The private credit market has grown substantially; How Big Is the Private Credit Market? outlines current sizing. Fee structures in private credit often differ from equity (lower carry, higher management fees), requiring adapted Principles interpretation. A middle-market direct lending fund might charge 1.5% management fees and 15% carry, reflecting lower leverage and longer hold periods than buyout funds.

LPs investing in Preferred Equity in Private Markets, Explained also expect ILPA-aligned governance, particularly around conflicts arising from hybrid instruments and liquidation waterfalls. The Principles provide a common language for negotiating these provisions across asset classes.

How do ILPA Principles compare to regulatory frameworks?

The Principles are voluntary best practices, not regulatory mandates. The SEC and FINRA do not require ILPA Principles compliance. However, regulatory evolution has been influenced by ILPA's work. The SEC's 2020 private equity adviser rules, for instance, address fee disclosure and conflict management—areas central to ILPA Principles.

European regulators, particularly under AIFMD (Alternative Investment Fund Managers Directive), have imposed mandatory governance standards that mirror many ILPA Principles provisions. U.S.-based managers operating in Europe must comply with AIFMD regardless of ILPA affiliation; many have adopted harmonized standards across geographies.

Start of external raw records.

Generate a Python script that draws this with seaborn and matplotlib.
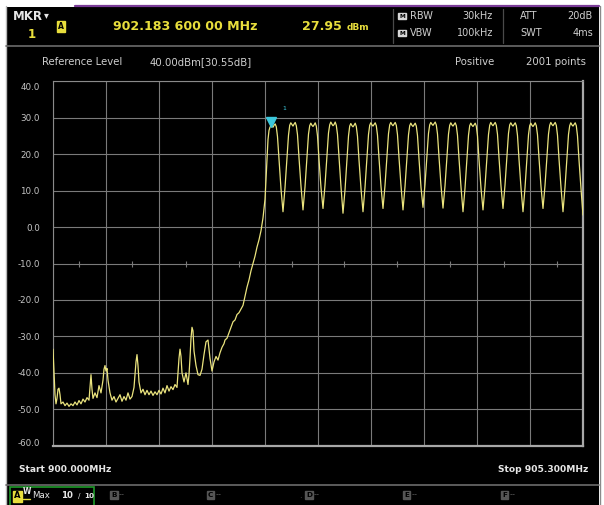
import matplotlib
matplotlib.use("Agg")
import matplotlib.pyplot as plt
import matplotlib.transforms as mtransforms
from matplotlib.patches import Rectangle
from matplotlib.lines import Line2D
import numpy as np
import pandas as pd
import seaborn as sns

# ---------------------------------------------------------------- data
START_MHZ = 900.0
STOP_MHZ = 905.3
REF_LEVEL_DBM = 40.0
BOTTOM_DBM = -60.0
Y_TICKS = [40, 30, 20, 10, 0, -10, -20, -30, -40, -50, -60]

MARKER_MHZ = 902.1836
MARKER_DBM = 27.95

# noise floor and rising edge below the hopping band
floor_mhz = [
    900.00, 900.01, 900.02, 900.03, 900.04, 900.05, 900.06, 900.07, 900.08, 900.10,
    900.12, 900.14, 900.16, 900.18, 900.20, 900.22, 900.24, 900.26, 900.28, 900.30,
    900.32, 900.34, 900.36, 900.37, 900.38, 900.39, 900.40, 900.42, 900.44, 900.46,
    900.48, 900.50, 900.51, 900.52, 900.53, 900.54, 900.55, 900.57, 900.59, 900.61,
    900.63, 900.65, 900.67, 900.69, 900.71, 900.73, 900.75, 900.77, 900.79, 900.81,
    900.83, 900.84, 900.85, 900.86, 900.88, 900.90, 900.92, 900.94, 900.96, 900.98,
    901.00, 901.02, 901.04, 901.06, 901.08, 901.10, 901.12, 901.14, 901.16, 901.18,
    901.20, 901.22, 901.24, 901.25, 901.26, 901.27, 901.28, 901.29, 901.31, 901.33,
    901.35, 901.36, 901.37, 901.38, 901.39, 901.40, 901.41, 901.43, 901.45, 901.47,
    901.49, 901.51, 901.53, 901.55, 901.57, 901.59, 901.61, 901.63, 901.65, 901.67,
    901.69, 901.71, 901.72, 901.74, 901.76, 901.78, 901.80, 901.82, 901.84, 901.86,
    901.88, 901.90, 901.92, 901.94, 901.96, 901.98, 902.00, 902.02, 902.04, 902.06,
    902.08, 902.10, 902.11, 902.12, 902.13, 902.14, 902.15, 902.16, 902.17,
]
floor_dbm = [
    -33.5, -40.0, -46.0, -48.5, -47.0, -44.5, -44.2, -46.0, -48.5, -48.0,
    -49.0, -48.3, -49.2, -48.5, -49.0, -48.0, -48.8, -47.6, -48.5, -47.2,
    -48.0, -46.8, -47.5, -44.0, -40.5, -44.5, -47.0, -45.5, -46.8, -43.5,
    -45.5, -42.0, -39.0, -38.0, -39.5, -38.8, -42.0, -45.5, -47.5, -46.5,
    -48.0, -47.0, -46.0, -47.8, -46.5, -47.5, -45.5, -47.2, -46.5, -44.0,
    -37.0, -35.0, -38.0, -42.5, -45.5, -44.5, -46.0, -44.8, -46.0, -45.0,
    -46.2, -45.2, -46.0, -44.8, -45.8, -44.2, -45.5, -43.5, -45.0, -43.8,
    -44.6, -43.2, -44.0, -40.0, -36.0, -33.5, -35.5, -40.0, -42.5, -40.0,
    -43.2, -40.5, -36.0, -30.5, -27.5, -28.5, -34.0, -38.0, -40.5, -40.7,
    -39.0, -35.0, -31.5, -31.0, -36.0, -39.5, -37.0, -35.5, -36.5, -34.5,
    -33.0, -32.0, -31.0, -30.5, -29.0, -27.5, -26.0, -25.5, -24.0, -23.5,
    -22.5, -21.5, -19.0, -16.5, -14.5, -12.0, -10.0, -8.0, -5.5, -3.5,
    -1.0, 2.5, 5.0, 7.6, 13.0, 19.0, 24.0, 26.5, 27.4,
]

# hopping channels: centre frequencies and levels at fixed offsets around each centre
hop_centers_mhz = [902.2, 902.4, 902.6, 902.8, 903.0, 903.2, 903.4, 903.6,
                   903.8, 904.0, 904.2, 904.4, 904.6, 904.8, 905.0, 905.2]
hop_offsets_khz = [-100, -80, -60, -45, -33, -22, -10, 0, 10, 22, 33, 45, 60, 80]
hop_dbm = [
    [None, None, None, None, None, None, 27.6, 27.4, 27.9, 28.3, 27.5, 24.8, 18.5, 10.5],
    [4.2, 10.8, 18.8, 25.2, 27.9, 28.6, 28.1, 27.7, 28.2, 28.7, 27.8, 25.3, 19.0, 11.2],
    [4.7, 11.0, 19.2, 25.5, 27.8, 28.5, 27.9, 27.6, 28.0, 28.6, 27.7, 25.0, 18.6, 10.8],
    [5.1, 11.5, 19.5, 25.8, 28.0, 28.8, 28.2, 27.8, 28.1, 28.8, 27.9, 25.4, 19.1, 11.0],
    [3.8, 10.2, 18.6, 25.0, 27.7, 28.4, 27.8, 27.5, 27.9, 28.5, 27.6, 24.9, 18.4, 10.6],
    [4.2, 10.9, 19.0, 25.4, 27.9, 28.6, 28.0, 27.7, 28.1, 28.6, 27.8, 25.2, 18.9, 11.1],
    [5.1, 11.4, 19.4, 25.6, 28.0, 28.7, 28.1, 27.8, 28.2, 28.7, 27.9, 25.3, 19.0, 11.3],
    [4.7, 11.1, 19.1, 25.3, 27.8, 28.5, 27.9, 27.6, 28.0, 28.5, 27.7, 25.1, 18.7, 10.9],
    [5.4, 11.7, 19.6, 25.7, 28.0, 28.7, 28.2, 27.9, 28.3, 28.8, 28.0, 25.5, 19.2, 11.4],
    [5.2, 11.3, 19.3, 25.5, 27.9, 28.6, 28.0, 27.7, 28.1, 28.6, 27.8, 25.2, 18.8, 11.0],
    [4.2, 10.7, 18.9, 25.2, 27.8, 28.5, 27.9, 27.6, 28.0, 28.5, 27.7, 25.0, 18.5, 10.7],
    [4.7, 11.2, 19.2, 25.4, 27.9, 28.7, 28.1, 27.8, 28.2, 28.7, 27.9, 25.4, 19.0, 11.2],
    [5.1, 11.5, 19.5, 25.7, 28.0, 28.6, 28.0, 27.7, 28.1, 28.6, 27.8, 25.1, 18.6, 10.8],
    [4.2, 10.8, 18.9, 25.3, 27.8, 28.5, 27.9, 27.6, 28.0, 28.6, 27.8, 25.3, 18.9, 11.1],
    [5.1, 11.4, 19.3, 25.5, 27.9, 28.7, 28.1, 27.8, 28.2, 28.7, 27.9, 25.2, 18.7, 10.9],
    [4.2, 10.9, 19.0, 25.4, 27.8, 28.6, 28.0, 27.7, 28.1, 28.6, 27.8, 25.0, 18.4, 10.5],
]
end_mhz = 905.3
end_dbm = 3.3

# ---------------------------------------------------------------- trace table
freqs = list(floor_mhz) + [MARKER_MHZ]
levels = list(floor_dbm) + [MARKER_DBM]
for centre, row in zip(hop_centers_mhz, hop_dbm):
    for off, lv in zip(hop_offsets_khz, row):
        if lv is None:
            continue
        freqs.append(round(centre + off / 1000.0, 4))
        levels.append(lv)
freqs.append(end_mhz)
levels.append(end_dbm)
trace = pd.DataFrame({"freq_mhz": freqs, "level_dbm": levels})

# ---------------------------------------------------------------- figure
W, H = 604, 505
sns.set_theme(style="dark")
plt.rcParams["font.family"] = ["DejaVu Sans"]

fig = plt.figure(figsize=(W / 100, H / 100), dpi=100, facecolor="white")


def fxy(x, y):
    return x / W, 1 - y / H


def ftext(x, y, s, **kw):
    fx, fy = fxy(x, y)
    kw.setdefault("va", "center")
    return fig.text(fx, fy, s, **kw)


def fline(x0, y0, x1, y1, **kw):
    a = fxy(x0, y0)
    b = fxy(x1, y1)
    fig.add_artist(Line2D([a[0], b[0]], [a[1], b[1]], transform=fig.transFigure, **kw))


def frect(x0, y0, x1, y1, **kw):
    fx0, fy1 = fxy(x0, y1)
    fig.add_artist(Rectangle((fx0, fy1), (x1 - x0) / W, (y1 - y0) / H,
                             transform=fig.transFigure, **kw))


# instrument screen
frect(6, 7, 599, 505, facecolor="black", edgecolor="none", zorder=-2)
fline(5.5, 6, 5.5, 505, color="#b8b8b8", lw=1.0)
fline(75, 6, 599, 6, color="#7b3c98", lw=1.6)
fline(599.5, 6, 599.5, 505, color="#8a8a8a", lw=1.0)
fline(6, 45.5, 599, 45.5, color="#6c6c6c", lw=1.2)
fline(6, 485, 599, 485, color="#6c6c6c", lw=1.2)
fline(393, 9, 393, 43, color="#4a4a4a", lw=0.9)
fline(503, 9, 503, 43, color="#4a4a4a", lw=0.9)

YEL = "#e8de3c"
WHITE = "#e6e6e6"
GREY = "#cfcfcf"

# header
ftext(13, 16, "MKR", color=WHITE, fontsize=8.5, fontweight="bold")
ftext(44, 15.5, "\u25BE", color=WHITE, fontsize=7)
ftext(28, 34, "1", color=YEL, fontsize=8.5, fontweight="bold")
ftext(58, 26.5, "A", color="black", fontsize=5.5, fontweight="bold",
      bbox=dict(boxstyle="square,pad=0.15", facecolor=YEL, edgecolor=YEL))
ftext(113, 26, "902.183 600 00 MHz", color=YEL, fontsize=9.1, fontweight="bold")
ftext(302, 26, "27.95", color=YEL, fontsize=9.1, fontweight="bold")
ftext(347, 27.5, "dBm", color=YEL, fontsize=6.5, fontweight="bold")

for yy, name, val in [(16, "RBW", "30kHz"), (33, "VBW", "100kHz")]:
    ftext(399, yy, "M", color="black", fontsize=4.2, fontweight="bold",
          bbox=dict(boxstyle="square,pad=0.15", facecolor="#d8d8d8", edgecolor="#d8d8d8"))
    ftext(410, yy, name, color=GREY, fontsize=7)
    ftext(493, yy, val, color=GREY, fontsize=7, ha="right")
for yy, name, val in [(16, "ATT", "20dB"), (33, "SWT", "4ms")]:
    ftext(520, yy, name, color=GREY, fontsize=7)
    ftext(593, yy, val, color=GREY, fontsize=7, ha="right")

ftext(42, 62, "Reference Level", color=GREY, fontsize=7.3)
ftext(150, 62, "40.00dBm[30.55dB]", color=GREY, fontsize=7.3)
ftext(455, 62, "Positive", color=GREY, fontsize=7.3)
ftext(586, 62, "2001 points", color=GREY, fontsize=7.3, ha="right")

ftext(19, 469, "Start 900.000MHz", color=WHITE, fontsize=6.6, fontweight="bold")
ftext(588, 469, "Stop 905.300MHz", color=WHITE, fontsize=6.6, fontweight="bold", ha="right")

# trace status bar
frect(10, 487, 94, 506, facecolor="none", edgecolor="#1f9a2a", lw=1.2)
ftext(14, 496, "A", color="black", fontsize=6, fontweight="bold",
      bbox=dict(boxstyle="square,pad=0.12", facecolor=YEL, edgecolor=YEL))
ftext(23, 492, "W", color=WHITE, fontsize=5.5, fontweight="bold")
fline(23, 499, 30, 499, color=YEL, lw=1.0)
ftext(32, 495, "Max", color=WHITE, fontsize=6.2)
ftext(61, 495, "10", color=WHITE, fontsize=6.2, fontweight="bold")
ftext(78, 496, "/", color=WHITE, fontsize=5.2)
ftext(84, 496.5, "10", color=WHITE, fontsize=5.2, fontweight="bold")
DIM = "#555555"
for xx, letter in [(111, "B"), (208, "C"), (306, "D"), (404, "E"), (502, "F")]:
    ftext(xx, 495, letter, color="black", fontsize=5.2, fontweight="bold",
          bbox=dict(boxstyle="square,pad=0.15", facecolor=DIM, edgecolor=DIM))
    ftext(xx + 8, 495, "--", color=DIM, fontsize=6)
ftext(299, 495, ".", color=DIM, fontsize=6)

# ---------------------------------------------------------------- plot area
top_px, bot_px = 81.25, 445.75
ax = fig.add_axes([53 / W, 1 - bot_px / H, 530 / W, (bot_px - top_px) / H])
ax.set_facecolor("black")

sns.lineplot(data=trace, x="freq_mhz", y="level_dbm", ax=ax, estimator=None,
             sort=False, color="#ebe47e", lw=0.9, zorder=3)

ax.set_xlim(START_MHZ, STOP_MHZ)
ax.set_ylim(BOTTOM_DBM, REF_LEVEL_DBM)
ax.set_xticks(np.linspace(START_MHZ, STOP_MHZ, 11))
ax.set_yticks(Y_TICKS)
ax.set_yticklabels([f"{v:.1f}" for v in Y_TICKS])
ax.set_xticklabels([])
ax.set_xlabel("")
ax.set_ylabel("")
ax.grid(True, color="#7a7a7a", lw=0.8)
ax.tick_params(axis="both", length=0)
ax.tick_params(axis="y", pad=9.5, labelsize=6.3, labelcolor="#c4c4c4")
for side in ("left", "top"):
    ax.spines[side].set_color("#8a8a8a")
    ax.spines[side].set_linewidth(0.8)
for side in ("bottom", "right"):
    ax.spines[side].set_color("#a8a8a8")
    ax.spines[side].set_linewidth(1.6)

# graduations on the horizontal centre line
mid_y = (BOTTOM_DBM + REF_LEVEL_DBM) / 2
half_x = np.linspace(START_MHZ, STOP_MHZ, 21)[1::2]
ax.plot(half_x, [mid_y] * len(half_x), ls="none", marker="|", ms=4, color="#7a7a7a", mew=0.8)

# keep the top and bottom scale labels inside the graticule
ticks = ax.yaxis.get_major_ticks()
for t in ticks:
    if t.get_loc() == REF_LEVEL_DBM:
        t.label1.set_transform(t.label1.get_transform()
                               + mtransforms.ScaledTranslation(0, -0.055, fig.dpi_scale_trans))
    if t.get_loc() == BOTTOM_DBM:
        t.label1.set_transform(t.label1.get_transform()
                               + mtransforms.ScaledTranslation(0, 0.03, fig.dpi_scale_trans))

# marker 1
tip = mtransforms.offset_copy(ax.transData, fig=fig, x=0, y=3, units="dots")
ax.plot([MARKER_MHZ], [MARKER_DBM], marker="v", ms=6.5, color="#3cc8dc",
        mec="#3cc8dc", transform=tip, zorder=5)
ax.annotate("1", (MARKER_MHZ, MARKER_DBM), xytext=(8, 11), textcoords="offset points",
            color="#3cc8dc", fontsize=4.5, zorder=5)

fig.savefig("out.png", dpi=100, facecolor="white")
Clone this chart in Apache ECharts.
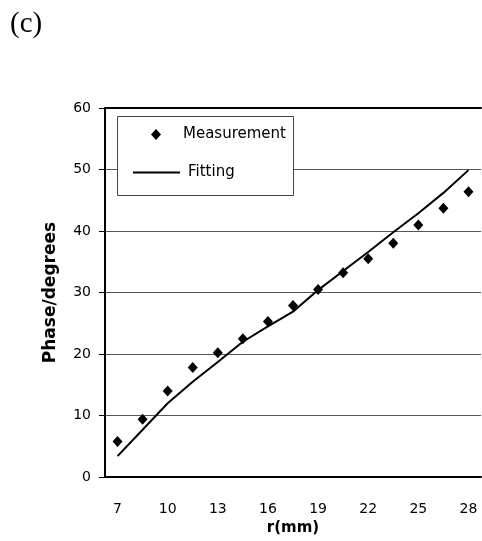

The absence of U.S. regulatory mandate means ILPA Principles compliance is primarily a market discipline issue. Institutional investors with scale enforce standards through capital allocation decisions. Smaller LPs benefit from baseline protection without needing regulatory intervention, but also lack leverage to negotiate beyond Principles standards.

What practical implications do ILPA Principles hold for long-term allocators?

For CIOs and investment committee members managing Private Markets Allocation for Asset Owners, ILPA Principles provide a structured framework for governance due diligence and ongoing manager oversight.

Fee Negotiations. The Principles establish market benchmarks that reduce information asymmetry during fundraising. A CIO negotiating with a second-time fund manager can reference 2019 ILPA Fee Survey data to justify push-back on management fees above 1.75% for buyout funds or 1.5% for lower-market strategies. This has material impact on net returns over a 10-year fund lifecycle.

Conflict Avoidance. By requiring disclosure and consent mechanisms for side cars, co-investments, and secondaries, the Principles reduce tail-risk events where LP interests are compromised by hidden conflicts. A diversified LP portfolio benefits from standardized conflict frameworks; the cost of due diligence on an outlier manager often exceeds potential return advantage.

Reporting Efficiency. Standardized ILPA-compliant reporting—now expected to include digital access and quarterly updates—reduces operational friction for asset owners managing dozens or hundreds of manager relationships. Larger LPs often require reporting compliance as a condition of continued investment.

Continuation Fund Evaluation. As GPs increasingly offer continuation vehicles rather than traditional exits, ILPA Principles provide an explicit framework for LP consent rights and fee reasonableness. A CIO facing a continuation fund proposal can reference Principles-based governance standards to structure a fair negotiation.

Emerging Asset Classes. For allocators exploring AI Data Center Investing for Institutional Allocators or other newer private markets segments, ILPA Principles provide portable governance discipline even where market practices are still developing. Requiring ILPA-aligned governance from emerging managers establishes institutional norms early.

What are the limitations and criticisms of ILPA Principles?

Despite broad adoption, the Principles have meaningful limitations. They are voluntary and lack enforcement mechanisms; compliance is monitored through peer pressure and LP capital allocation decisions, not audit or regulatory review. A manager claiming ILPA compliance may adopt a narrow interpretation of specific provisions.

The Principles also reflect the interests of large LPs; smaller investors often lack bargaining power to enforce them. A $500 million family office LP investing in a $3 billion fund is unlikely to negotiate material deviations from manager standard terms, even if those terms deviate from Principles guidance.

Further, the Principles have not fully adapted to newer phenomena such as continuation funds becoming primary exit mechanisms, or the blurring of lines between private equity and private credit strategies. A 2024 ILPA working group is addressing continuation fund governance; formal updated guidance is anticipated in 2025.

The Principles also do not address ESG or geopolitical risk comprehensively, though the 2019 update added ESG references. LPs concerned with climate transition or China exposure risk must supplement ILPA Principles with custom contractual provisions.

Conclusion: Principles as Market Infrastructure

The ILPA Principles have become de facto governance infrastructure for institutional private markets investing. Adopted by the majority of large LPs and increasingly expected by mid-market and emerging managers, they establish a common language for fee transparency, conflict management, and LP rights.

For CIOs and asset owners, the Principles serve multiple functions: they reduce due diligence cost by establishing baseline governance expectations; they provide negotiating leverage during fundraising and manager review; and they create a framework for consistent governance across diversified manager portfolios.

The Principles do not eliminate conflicts or guarantee manager alignment; they establish mechanisms for transparency and LP oversight. Their effectiveness depends on institutional investor discipline in enforcement through capital allocation decisions. As private markets scale and new asset classes emerge, the Principles will continue to evolve. The 2025 guidance on continuation funds and ESG will likely expand their scope and complexity.

For allocators committed to long-term private markets exposure, ILPA Principles alignment should be a non-negotiable baseline, particularly for new manager relationships. The cost of governance rigor is modest relative to the cost of misalignment over a multi-decade investment horizon.